By contrast, the survey showed it was GOP-backing voters who overwhelmingly viewed economic issues as the biggest national problem. According to the Times, the less affluent and non-white voters who see this as the top priority prefer Republican control of Congress by a margin of 62 to 35 percent, even as a majority of voters who see the economy as the top issue also believe abortion should be legal. Much of this may be to do with the gains the party has made among Latino voters, which are ongoing.

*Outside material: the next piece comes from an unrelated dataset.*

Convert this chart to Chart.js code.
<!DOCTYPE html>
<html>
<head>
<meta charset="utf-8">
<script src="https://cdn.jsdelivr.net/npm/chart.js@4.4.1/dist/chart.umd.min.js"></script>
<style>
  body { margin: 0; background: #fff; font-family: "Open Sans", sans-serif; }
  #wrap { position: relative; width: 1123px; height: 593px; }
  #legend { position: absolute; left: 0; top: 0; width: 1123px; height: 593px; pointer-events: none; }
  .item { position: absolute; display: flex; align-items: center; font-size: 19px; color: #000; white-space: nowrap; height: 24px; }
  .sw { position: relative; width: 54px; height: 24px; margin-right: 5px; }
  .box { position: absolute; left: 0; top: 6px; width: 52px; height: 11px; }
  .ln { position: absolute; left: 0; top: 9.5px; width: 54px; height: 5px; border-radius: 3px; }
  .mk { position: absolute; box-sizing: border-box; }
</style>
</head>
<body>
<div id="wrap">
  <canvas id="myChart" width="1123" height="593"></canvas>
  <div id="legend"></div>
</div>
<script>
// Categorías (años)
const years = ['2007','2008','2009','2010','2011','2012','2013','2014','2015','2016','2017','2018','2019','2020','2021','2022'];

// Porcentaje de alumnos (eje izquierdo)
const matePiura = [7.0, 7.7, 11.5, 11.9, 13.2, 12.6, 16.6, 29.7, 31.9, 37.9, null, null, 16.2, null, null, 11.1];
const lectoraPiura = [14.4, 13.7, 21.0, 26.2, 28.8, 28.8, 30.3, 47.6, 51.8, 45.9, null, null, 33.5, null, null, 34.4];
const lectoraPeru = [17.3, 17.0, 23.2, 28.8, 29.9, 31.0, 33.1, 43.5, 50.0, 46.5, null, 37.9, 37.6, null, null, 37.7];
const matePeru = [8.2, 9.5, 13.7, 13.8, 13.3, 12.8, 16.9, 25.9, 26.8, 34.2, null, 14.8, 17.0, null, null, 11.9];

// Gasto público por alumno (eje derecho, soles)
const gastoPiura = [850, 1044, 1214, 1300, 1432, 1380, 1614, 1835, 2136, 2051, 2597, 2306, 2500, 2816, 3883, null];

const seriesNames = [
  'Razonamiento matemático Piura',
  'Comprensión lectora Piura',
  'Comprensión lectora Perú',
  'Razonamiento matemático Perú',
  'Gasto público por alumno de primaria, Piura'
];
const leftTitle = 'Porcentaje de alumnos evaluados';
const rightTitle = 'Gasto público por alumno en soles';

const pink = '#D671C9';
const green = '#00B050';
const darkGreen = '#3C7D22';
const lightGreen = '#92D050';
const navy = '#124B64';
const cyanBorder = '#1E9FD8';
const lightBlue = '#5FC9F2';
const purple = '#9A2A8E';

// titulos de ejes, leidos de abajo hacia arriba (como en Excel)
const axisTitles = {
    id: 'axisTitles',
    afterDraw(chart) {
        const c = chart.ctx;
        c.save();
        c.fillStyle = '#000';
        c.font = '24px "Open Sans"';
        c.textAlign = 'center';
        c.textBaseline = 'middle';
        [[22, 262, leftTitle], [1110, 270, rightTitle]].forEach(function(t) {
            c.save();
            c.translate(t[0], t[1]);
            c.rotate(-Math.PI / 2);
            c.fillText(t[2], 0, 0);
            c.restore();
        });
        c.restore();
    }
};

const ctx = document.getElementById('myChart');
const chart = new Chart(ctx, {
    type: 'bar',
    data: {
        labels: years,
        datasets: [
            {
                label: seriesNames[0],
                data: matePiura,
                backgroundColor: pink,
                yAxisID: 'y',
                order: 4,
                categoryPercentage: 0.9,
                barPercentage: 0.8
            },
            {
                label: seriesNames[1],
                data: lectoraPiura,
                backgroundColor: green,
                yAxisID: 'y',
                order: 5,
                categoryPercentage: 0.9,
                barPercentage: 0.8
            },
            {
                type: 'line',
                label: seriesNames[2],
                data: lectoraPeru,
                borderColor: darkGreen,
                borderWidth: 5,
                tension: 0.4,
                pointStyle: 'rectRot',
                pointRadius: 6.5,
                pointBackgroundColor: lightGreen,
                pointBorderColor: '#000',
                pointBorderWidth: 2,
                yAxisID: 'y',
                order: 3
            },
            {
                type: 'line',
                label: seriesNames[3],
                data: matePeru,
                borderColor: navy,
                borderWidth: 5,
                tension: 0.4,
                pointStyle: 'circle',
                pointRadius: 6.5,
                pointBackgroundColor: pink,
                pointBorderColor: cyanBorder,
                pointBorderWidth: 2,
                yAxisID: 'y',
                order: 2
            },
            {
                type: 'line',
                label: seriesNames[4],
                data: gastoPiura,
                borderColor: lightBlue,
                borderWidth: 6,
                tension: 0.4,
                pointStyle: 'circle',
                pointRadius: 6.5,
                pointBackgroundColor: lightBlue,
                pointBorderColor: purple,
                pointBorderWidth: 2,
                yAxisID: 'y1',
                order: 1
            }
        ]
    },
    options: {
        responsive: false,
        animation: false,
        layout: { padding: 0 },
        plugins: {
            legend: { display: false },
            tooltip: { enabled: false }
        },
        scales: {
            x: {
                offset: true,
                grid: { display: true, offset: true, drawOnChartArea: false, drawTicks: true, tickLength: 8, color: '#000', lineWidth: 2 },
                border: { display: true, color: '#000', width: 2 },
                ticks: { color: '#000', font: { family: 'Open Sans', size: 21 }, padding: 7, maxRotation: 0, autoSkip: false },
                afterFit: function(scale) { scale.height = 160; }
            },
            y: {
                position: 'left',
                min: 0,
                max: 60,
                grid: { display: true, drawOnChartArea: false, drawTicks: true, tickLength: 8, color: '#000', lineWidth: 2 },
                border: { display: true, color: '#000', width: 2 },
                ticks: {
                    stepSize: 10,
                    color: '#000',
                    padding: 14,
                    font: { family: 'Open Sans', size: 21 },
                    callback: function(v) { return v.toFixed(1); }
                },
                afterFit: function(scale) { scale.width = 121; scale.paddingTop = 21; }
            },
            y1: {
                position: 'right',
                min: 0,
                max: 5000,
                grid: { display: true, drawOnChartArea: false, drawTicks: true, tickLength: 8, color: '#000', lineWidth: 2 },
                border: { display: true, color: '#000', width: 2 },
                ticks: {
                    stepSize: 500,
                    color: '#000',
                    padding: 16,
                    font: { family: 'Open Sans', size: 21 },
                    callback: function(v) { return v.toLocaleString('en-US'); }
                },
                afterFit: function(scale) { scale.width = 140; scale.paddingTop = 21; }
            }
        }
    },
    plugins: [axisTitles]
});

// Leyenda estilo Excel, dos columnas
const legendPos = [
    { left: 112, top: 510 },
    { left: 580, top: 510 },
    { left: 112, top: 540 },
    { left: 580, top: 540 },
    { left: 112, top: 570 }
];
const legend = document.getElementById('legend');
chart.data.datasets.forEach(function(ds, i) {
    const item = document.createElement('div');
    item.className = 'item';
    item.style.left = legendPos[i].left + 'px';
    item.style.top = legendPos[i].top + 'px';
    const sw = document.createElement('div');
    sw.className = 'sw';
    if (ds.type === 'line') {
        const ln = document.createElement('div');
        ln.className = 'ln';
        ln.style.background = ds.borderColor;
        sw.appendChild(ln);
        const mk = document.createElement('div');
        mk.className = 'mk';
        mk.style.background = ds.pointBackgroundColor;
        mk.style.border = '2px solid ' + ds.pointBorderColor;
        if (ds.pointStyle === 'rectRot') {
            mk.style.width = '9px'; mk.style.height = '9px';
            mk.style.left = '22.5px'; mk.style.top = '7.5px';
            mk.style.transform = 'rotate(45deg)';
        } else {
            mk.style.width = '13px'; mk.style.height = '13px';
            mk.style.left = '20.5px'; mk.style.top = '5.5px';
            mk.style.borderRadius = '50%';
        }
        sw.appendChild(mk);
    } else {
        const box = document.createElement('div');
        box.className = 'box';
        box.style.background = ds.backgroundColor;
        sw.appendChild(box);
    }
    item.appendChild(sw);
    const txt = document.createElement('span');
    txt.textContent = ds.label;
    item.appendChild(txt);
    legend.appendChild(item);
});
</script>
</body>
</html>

One clear takeaway here is that as the GOP escalates its war on social progress and intensifies its discrimination against LGBTQ people, its current strength isn’t because of, but despite its regressive social agenda, one that’s wildly out of step with the mainstream. Working-class voters, particularly those many would describe as the most marginalized, may not agree with the Republicans’ retrograde social vision, but some section of this cohort is clearly willing to look past this for the sake of their economic security.

The fact that many of them now view the GOP — whose last major legislative accomplishment was a massive tax giveaway to the superrich and who have spent decades trying to unravel America’s frail social safety net — as their best bet on this front is a testament to Democrats’ failure to deliver on their agenda, though it’s likely also related to memories of a stronger economy under Trump, coupled with measures like the stimulus checks and eviction ban.

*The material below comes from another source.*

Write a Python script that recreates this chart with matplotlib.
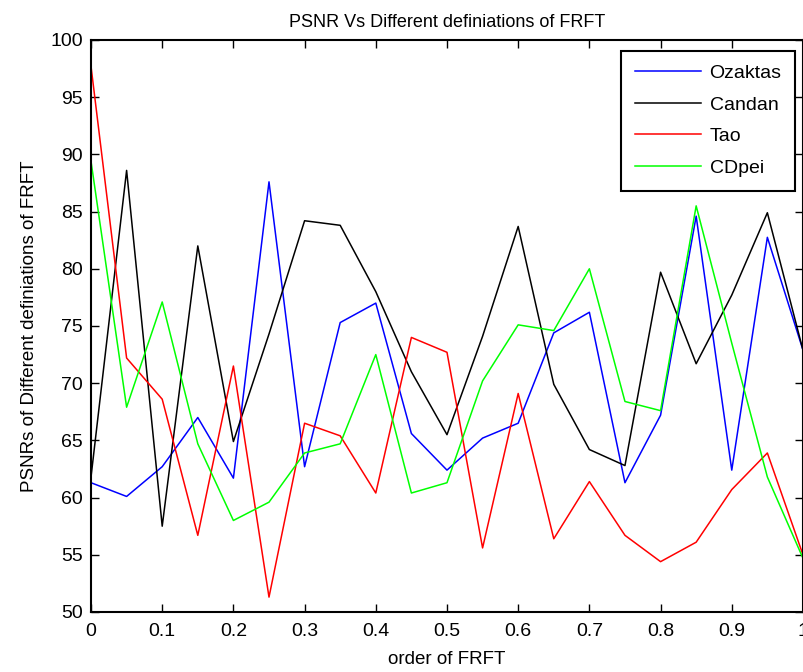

Another, more ominous takeaway is what all this portends for the prospects of the Democratic Party ever becoming a vehicle for social democratic politics. The Times wrongly labels guns and abortion “cultural issues” — the latter in particular is a workers’ rights issue, among other things — but the paper is correct to stress the historic significance of the downgrading of economic issues on the current Democratic coalition’s list of priorities. It’s a major shift. That the party of Franklin Roosevelt has managed to remain unpreoccupied with an economy where everything is becoming astronomically more expensive, workers’ wages are stagnant, and child poverty has spiked 41 percent suggests that the realignment in process has only solidified, making it ever more inhospitable to a left-wing policy program.

Trends can be reversed, of course. Though they were unsuccessful, Bernie Sanders’s two campaigns showed the potential for building a mutiracial working-class coalition around a left-wing economic program, and last year’s Center for Working-Class Politics study found that working-class voters of all kinds — including those from the very regions and with the same backgrounds that Democrats have struggled with for years — are swayed by the very kind of bread-and-butter-focused, universalist messaging that Sanders repopularized.

The trouble is the Democratic Party leadership is implacably hostile both to candidates like this, and to the economic program they represent. These latest survey results shows this approach is a slow-rolling boulder to electoral oblivion. But catastrophic defeat has lately never led the party to do some rethinking.